Slashdot Mirror


Can Watermarking Help Find GPL Violations?

bitkid writes "I recently run across techniques that can be used to watermark program code. While I yet have to see some source code for this to play with, the authors claim that the watermarks can be introduced into the source code and can be found in the compiled executable. My question for the slashdot-crowd is: Do you think free software (GPL or other viral licenses) should be watermarked? This could help to find GPL violations (think Everybuddy or Linksys) or can be used in court someday against the next SCO to prove authorship. What might be the ramifications of this?"

2 of 265 comments (clear)

  1. Not easy -- story submitter is confused by 0x0d0a · · Score: 5, Interesting

    Look at the techniques. This stuff is designed for use on binary-only software (with the sole exception of the comment embedding, which is easy to strip, and the embedded strings, which are easy to remove/modify).

    The approaches they're talking about are done at the compilation phase or post-compilation on Java bytecode.

    It's *extremely* difficult to produce good, reliable watermarks, because different compilers will build software differently, as will different optimization options.

    I'd essentially say that source-based watermarks are a lost cause (at least with C, and with the current constraints of readability and simplicity on code).

    A much better approach would be a project that does fuzzy comparisons on binaries, and is somewhat aware of ELF. Basically, you'd have a program that would have a set of known GPL code (a compiled Linux system would work well) and compare it to a set of compiled code.

    This is still not perfect if the person is malicious and just tries using a different compiler. This has happened before with xvid and use of icc. However, there aren't *too* many compilers out there.

    Hmm...this is an interesting problem.

    A more interesting approach that just occurs to me now -- in general, the proportions of compiled code should be roughly the same, independent of compiler -- adding padding, etc. Generate a call graph of the function tree in a set of GPL code. Then your checker would do fuzzy matching on chunks of that call graph against the suspicious code. It'd take a bit of massaging. It'd also still need some manual looking at the target once identified. However, this should be able to run in a pretty automated manner (even if it takes a long time to run) and could potentially turn up some interesting goodies. It'd certainly discourage commercial folks from ripping off GPL-using authors and companies.

    Try taking a Windows system with a lot of installed (non-GPL) software and a Linux system with a lot of (GPL) installed software. Start a comparison running. See what turns up.

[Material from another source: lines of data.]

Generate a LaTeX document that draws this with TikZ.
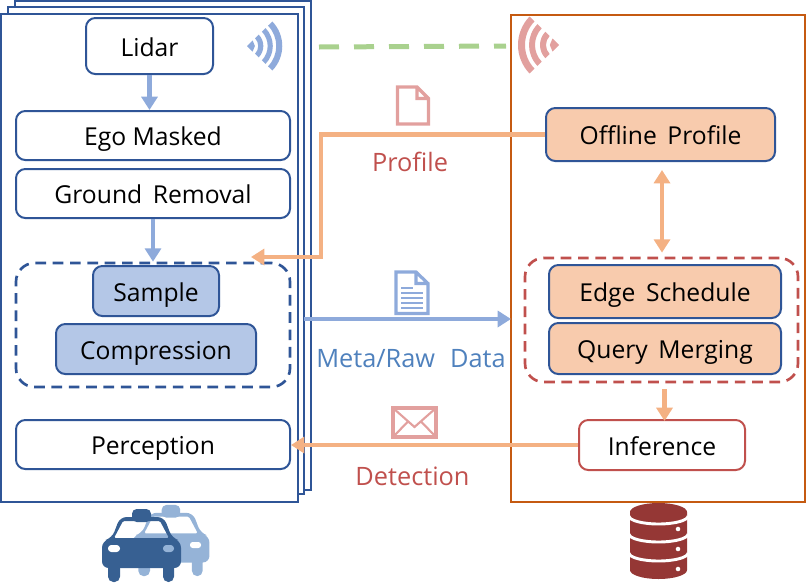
\documentclass[tikz,border=0pt]{standalone}
\usepackage{fontspec}
\setmainfont{Open Sans}
\usetikzlibrary{arrows.meta,calc}
\definecolor{navy}{HTML}{2F5597}
\definecolor{orangeline}{HTML}{C55A11}
\definecolor{softblue}{HTML}{8EAADB}
\definecolor{softorange}{HTML}{F4B183}
\definecolor{fillblue}{HTML}{B4C7E7}
\definecolor{fillorange}{HTML}{F8CBAD}
\definecolor{redline}{HTML}{C0504D}
\definecolor{softred}{HTML}{E2A09E}
\definecolor{softgreen}{HTML}{A9D18E}
\definecolor{textblue}{HTML}{4F81BD}
\definecolor{cardark}{HTML}{376092}
\definecolor{carlight}{HTML}{95B3D7}
\definecolor{dbred}{HTML}{953735}
\tikzset{
  x=0.75pt,y=-0.75pt,
  lab/.style={font=\fontsize{18.5pt}{22pt}\selectfont,text height=15.5pt,text depth=0.5pt},
  box/.style={draw=navy,line width=1.5pt,rounded corners=7pt,fill=white,inner sep=0pt,lab},
  bluebox/.style={box,fill=fillblue},
  orangebox/.style={box,fill=fillorange},
  redbox/.style={box,draw=redline},
  group/.style={rounded corners=14pt,line width=2pt,dash pattern=on 8pt off 5pt,inner sep=0pt},
  sheet/.style={draw=navy,line width=1.5pt,fill=white},
  bluearrow/.style={draw=softblue,line width=3.6pt,-{Triangle[length=10pt,width=12pt]}},
  orangearrow/.style={draw=softorange,line width=3.6pt,-{Triangle[length=10pt,width=12pt]}},
  orangedouble/.style={draw=softorange,line width=3.6pt,{Triangle[length=10pt,width=12pt]}-{Triangle[length=10pt,width=12pt]}},
  caption/.style={font=\fontsize{19pt}{22pt}\selectfont,text height=14.5pt,text depth=0.5pt,inner sep=0pt},
}
\newcommand{\wifi}[5]{% apex x, apex y, direction angle, scale, colour
  \begin{scope}[shift={(#1,#2)},rotate=#3,scale=#4]
    \fill[#5] (0,0) -- (6.5,-6.5) -- (9.2,0) -- (6.5,6.5) -- cycle;
    \foreach \ri/\ro in {13/19,24/30,34/41}{
      \fill[#5] (-44:\ri) arc[start angle=-44,end angle=44,radius=\ri] -- (44:\ro) arc[start angle=44,end angle=-44,radius=\ro] -- cycle;
    }
  \end{scope}}
% car drawn in the coordinates of the front car; #1 #2 shift, #3 scale, #4 colour
\newcommand{\car}[4]{%
  \begin{scope}[shift={(#1,#2)},scale=#3]
    \fill[#4,rounded corners=4pt] (108,555) rectangle (120,582);
    \fill[#4,rounded corners=4pt] (163,555) rectangle (174,582);
    \fill[#4,rounded corners=3.5pt] (132,509) rectangle (151,522);
    \fill[#4,even odd rule,rounded corners=5pt]
      (102,568) -- (102,541) -- (112,538) -- (120,517) -- (164,517) -- (172,538) -- (181,541) -- (181,568) -- cycle
      [rounded corners=1pt] (114,538) -- (123,521) -- (160,521) -- (169,538) -- cycle;
  \end{scope}}
\begin{document}
\begin{tikzpicture}
\useasboundingbox (0,0) rectangle (811,586);
% stacked sheets
\draw[sheet] (15,1) rectangle (311,490);
\draw[sheet] (8,7) rectangle (304,494);
\node[sheet,minimum width=222.75pt,minimum height=366pt,inner sep=0pt] (carsheet) at (149.5,258) {};
% server panel
\node[draw=orangeline,line width=1.5pt,minimum width=220.5pt,minimum height=365.25pt,inner sep=0pt] (server) at (658,258.5) {};
% groups
\node[group,draw=navy,minimum width=205.5pt,minimum height=93pt] (leftgroup) at (153,325) {};
\node[group,draw=redline,minimum width=204.75pt,minimum height=93pt] (rightgroup) at (661.5,320) {};
% boxes
\node[box,minimum width=95.25pt,minimum height=42pt] (lidar) at (149.5,46) {Lidar};
\node[box,minimum width=205.5pt,minimum height=36.75pt] (ego) at (153,135.5) {Ego Masked};
\node[box,minimum width=205.5pt,minimum height=36.75pt] (ground) at (153,193.5) {Ground\, Removal};
\node[bluebox,minimum width=94.5pt,minimum height=37.5pt] (sample) at (156,291) {Sample};
\node[bluebox,minimum width=150pt,minimum height=37.5pt] (compress) at (156,349) {Compression};
\node[box,minimum width=205.5pt,minimum height=36.75pt] (percept) at (153,444.5) {Perception};
\node[orangebox,minimum width=171.75pt,minimum height=39.75pt] (offline) at (660.5,134.5) {Offline\, Profile};
\node[orangebox,minimum width=174pt,minimum height=39.75pt] (edge) at (665,291.5) {Edge\, Schedule};
\node[orangebox,minimum width=174pt,minimum height=38.25pt] (query) at (665,348.5) {Query\, Merging};
\node[redbox,minimum width=124.5pt,minimum height=37.5pt] (infer) at (662,445) {Inference};
% coordinates
\coordinate (gl) at (319,47);
\coordinate (gr) at (506,46);
\coordinate (corner2) at (321,257);
\coordinate (tipL) at (251,257);
\coordinate (metaS) at (304,319);
\coordinate (metaE) at (511,319);
% connectors
\draw[softgreen,line width=3.75pt,dash pattern=on 15pt off 11.25pt] (gl) -- (gr);
\draw[bluearrow] (lidar.south) -- (ego.north -| lidar.south);
\draw[bluearrow] (ground.south) -- (leftgroup.north);
\draw[bluearrow] (metaS) -- (metaE);
\draw[orangearrow] (offline.west) -| (corner2) -- (tipL);
\draw[orangedouble] ($(offline.south)+(1.5,8)$) -- ($(rightgroup.north)+(0.5,-4)$);
\draw[orangearrow] (664.5,389) -- (664.5,421);
\draw[orangearrow] (infer.west) -- (infer.west -| percept.east);
% wifi
\wifi{247}{46}{0}{0.86}{softblue}
\wifi{559}{45}{180}{1}{softred}
% documents
\draw[softred,line width=2.4pt,line join=miter] (397.5,87) -- (417,87) -- (428.5,98.5) -- (428.5,124) -- (397.5,124) -- cycle (417,87) -- (417,98.5) -- (428.5,98.5);
\draw[softblue,line width=2.4pt] (396,272) -- (416,272) -- (428,283.5) -- (428,313.5) -- (396,313.5) -- cycle (416,272) -- (416,283.5) -- (428,283.5);
\draw[softblue,line width=1.4pt] (401,288) -- (413,288) (401,293) -- (423,293) (401,298) -- (423,298) (401,303) -- (423,303) (401,308) -- (423,308);
\draw[softred,line width=2.4pt] (393,408) rectangle (436,437);
\draw[softred,line width=1.6pt] (393,408) -- (414.5,427) -- (436,408) (393,437) -- (408,421.5) (436,437) -- (421,421.5);
% captions
\node[caption,text=redline] (profile) at (410,162.5) {Profile};
\node[caption,text=textblue] (meta) at (411,358) {Meta/Raw\,\, Data};
\node[caption,text=redline] (detect) at (412.5,476) {Detection};
% cars
\car{33}{8.7}{0.975}{carlight}
\fill[white,rounded corners=2pt] (190,542) rectangle (201,548);
\car{0}{0}{1}{cardark}
\fill[white,rounded corners=2.5pt] (108,545) rectangle (120,552);
\fill[carlight,rounded corners=2.5pt] (163,545) rectangle (174,552);
% database
\begin{scope}
  \fill[dbred] (630,512) arc[start angle=180,end angle=360,x radius=28.5,y radius=9] -- (687,570) arc[start angle=0,end angle=180,x radius=28.5,y radius=9] -- cycle;
  \draw[white,line width=2.2pt] (629,516) arc[start angle=180,end angle=0,x radius=29.5,y radius=8];
  \draw[white,line width=2.2pt] (629,534) arc[start angle=180,end angle=0,x radius=29.5,y radius=8];
  \draw[white,line width=2.2pt] (629,553) arc[start angle=180,end angle=0,x radius=29.5,y radius=8];
  \fill[white] (678,529) circle (1.7pt) (678,549) circle (1.7pt) (678,569) circle (1.7pt);
\end{scope}
\end{tikzpicture}
\end{document}
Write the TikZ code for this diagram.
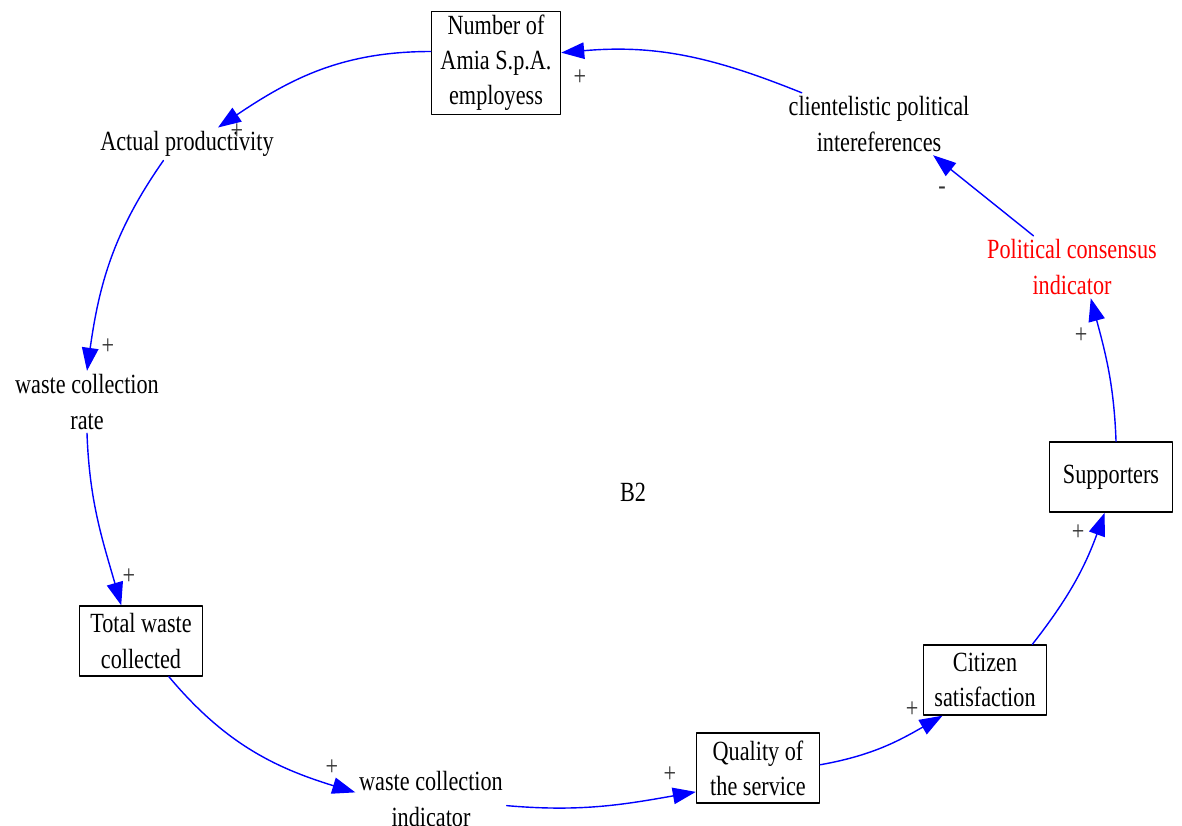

  2. ubiquitous GPL code == BAD? by natron8080 · · Score: 4, Interesting

    Ok, assume a corporation CAN sucessfully steal GPL code, with or without watermark. Let's say M$ paints an IE browser look on top of the mozilla firebird codebase:

    1. Is it a bad thing that their software just got better, faster, and more standards compliant?
    2. Doesn't this even out the playing field, as far as proprietary technology goes? Everyone starts at 0.
    3. The mozilla developers would have real speed/memory/feature competition from M$, as opposed to the "we'll never touch IE code again" stance of M$.
    4. More company coders would be familiar with and able to develop on open source projects in their spare time (or convert even!).
    5. GPL projects aren't really in competition with corporate firms. GPL software doesn't lose profit margins if there's better software out there.

    So aside from ethical issues, why should the GPL community really care?